UNE RÉPONSE ÉTATIQUE AU PHÉNOMÈNE

Face à cette situation, l’Etat est appelé a joué sa partition. Les passeurs n’ont pas abandonné. C’est la surveillance renforcée au niveau des frontières qui les obligent à reculer et changer de méthode. Mais, pour éradiquer ce phénomène, il faudrait nécessairement des alternatives claires chez les jeunes candidats à l’immigration irrégulière. Pour Badara Gning, agent à la Direction des Sénégalais de l’extérieur, l’Etat est train d’assurer pleinement cette alternative qui lui incombe. « Nous avons un grand projet au niveau de la Direction des Sénégalais de l’extérieur, sous la coupole de l’Union européenne, sous l’égide de la coopération Lietzi (espagnol). C’est un projet qui s’élève à 12 milliards de F CFA (7 millions d’euros). Ce budget est destiné exclusivement aux migrants de retour et aux potentiels migrants. L’objectif est de fixer les migrants dans leur localité d’origine afin qu’ils restent surLE territoire national et d’exploiter tout ce qui y est comme potentialité. C’est une manière de lutter contre l’immigration irrégulière », déclare Nging.

Dans le cadre de la mise en œuvre de ce projet, une tournée nationale avait été initiée par la Direction. Dans toutes les 14 régions du Sénégal, des Bureaux d’accueil et d’orientation et de suivis des Sénégalais de l’extérieur ont été installés.

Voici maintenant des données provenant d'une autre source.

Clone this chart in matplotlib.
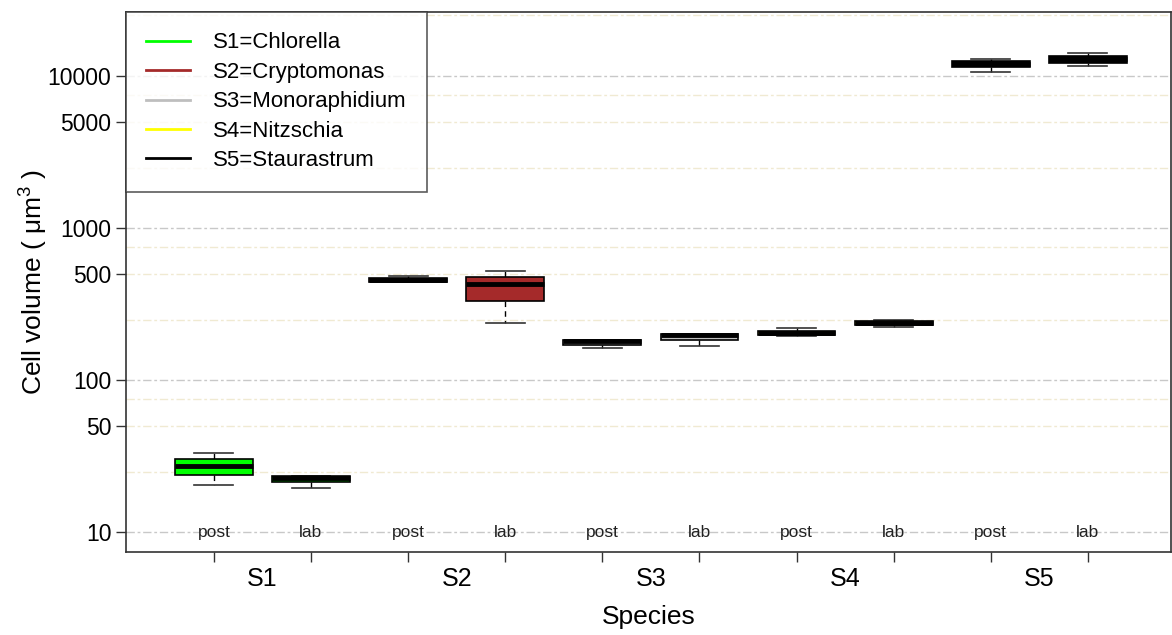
import matplotlib
matplotlib.use('Agg')
import matplotlib.pyplot as plt

plt.rcParams['font.family'] = ['Liberation Sans', 'DejaVu Sans']
plt.rcParams['mathtext.fontset'] = 'custom'
plt.rcParams['mathtext.rm'] = 'Liberation Sans'
plt.rcParams['mathtext.it'] = 'Liberation Sans'

# Donnees (une boite par espece x traitement)
species    = ['S1', 'S2', 'S3', 'S4', 'S5']
names      = ['Chlorella', 'Cryptomonas', 'Monoraphidium', 'Nitzschia', 'Staurastrum']
treatments = ['post', 'lab']
colors     = ['#00FF00', '#A52A2A', '#BEBEBE', '#FFFF00', '#000000']

whislo = [20.4, 19.5,  440, 236,  163, 168,  195, 222,  10670, 11700]
q1     = [23.7, 21.3,  443, 330,  170, 182,  198, 229,  11400, 12240]
med    = [27.2, 22.5,  455, 426,  181, 198,  204, 237,  12000, 12940]
q3     = [30.2, 23.4,  467, 474,  183, 201,  211, 246,  12610, 13630]
whishi = [33.1, 23.4,  483, 519,  183, 201,  219, 248,  12880, 14260]

yticks       = [10, 50, 100, 500, 1000, 5000, 10000]
grid_major   = [10, 100, 1000, 10000]
grid_minor   = [25, 50, 75, 250, 500, 750, 2500, 5000, 7500, 25000]

fig = plt.figure(figsize=(11.72, 6.35), dpi=100)
ax = fig.add_axes([126/1172, 1 - 552/635, 1 - 126/1172 - 0.001, (552 - 12)/635])

# Grille
for g in grid_minor:
    ax.axhline(g, color='#F0EAD2', lw=1, ls=(0, (6, 2, 2, 2)), zorder=0)
for g in grid_major:
    ax.axhline(g, color='#C8C8C8', lw=1, ls=(0, (6, 2, 2, 2)), zorder=0)

# Boites
stats = []
for i in range(len(med)):
    stats.append({'med': med[i], 'q1': q1[i], 'q3': q3[i],
                  'whislo': whislo[i], 'whishi': whishi[i], 'fliers': []})
pos = list(range(1, len(med) + 1))
bp = ax.bxp(stats, positions=pos, widths=0.8, patch_artist=True,
            showfliers=False, manage_ticks=False,
            boxprops=dict(edgecolor='black', linewidth=1.2),
            medianprops=dict(color='black', linewidth=3.5),
            whiskerprops=dict(color='black', linewidth=1, linestyle=(0, (4, 3))),
            capprops=dict(color='#333333', linewidth=1.2), capwidths=0.4)
for i, box in enumerate(bp['boxes']):
    box.set_facecolor(colors[i // 2])
    box.set_zorder(3)
for m in bp['medians']:
    m.set_zorder(4)
    m.set_solid_capstyle('butt')

# Etiquettes post / lab
for i, p in enumerate(pos):
    ax.text(p, 9.85, treatments[i % 2], ha='center', va='center',
            fontsize=12.5, color='#222222', zorder=4)

ax.set_yscale('log')
ax.set_ylim(7.386, 26360)
ax.set_xlim(0.095, 10.854)
ax.set_yticks(yticks)
ax.set_yticklabels([str(t) for t in yticks], fontsize=16.5)
ax.yaxis.set_minor_locator(matplotlib.ticker.NullLocator())
ax.set_xticks(pos)
ax.set_xticklabels([''] * len(pos))
ax.tick_params(axis='both', length=7, width=1, color='#333333')
for k, s in enumerate(species):
    ax.text(2 * k + 1.5, -0.028, s, transform=ax.get_xaxis_transform(),
            ha='center', va='top', fontsize=18)

ax.set_xlabel('Species', fontsize=19)
ax.set_ylabel(r'Cell volume ( $\mathrm{\mu m}^3$ )', fontsize=19)
ax.yaxis.set_label_coords(-76/1046, 0.5)
ax.xaxis.set_label_coords(0.5, -(605 - 552)/540)
for sp in ax.spines.values():
    sp.set_color('#333333')
    sp.set_linewidth(1.2)

# Legende
handles = [plt.Line2D([], [], color=c, lw=2) for c in colors]
labels = [f'{s}={n}' for s, n in zip(species, names)]
leg = ax.legend(handles, labels, loc='upper left', bbox_to_anchor=(0, 1),
                fontsize=16, frameon=True, fancybox=False, edgecolor='#333333',
                borderaxespad=0, handlelength=1.95, handletextpad=1.05,
                labelspacing=0.38, borderpad=0.92)
leg.get_frame().set_linewidth(1.2)

fig.savefig('out.png', dpi=100)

À Saint Louis, plus particulièrement à Guêt Ndar, les pêcheurs, principaux candidats à l’immigration irrégulière, n’ont pas bénéficié des retombés de ce projet. S’il en est ainsi, c’est parce que l’exécution du projet tarde du fait des lenteurs administratives. « Il faut impérativement un programme d’action bien conçu. Ce programme existe. Mais, les changements opérés au niveau de la Direction font que le document n’est pas stabilisé », reconnait Badara Gning.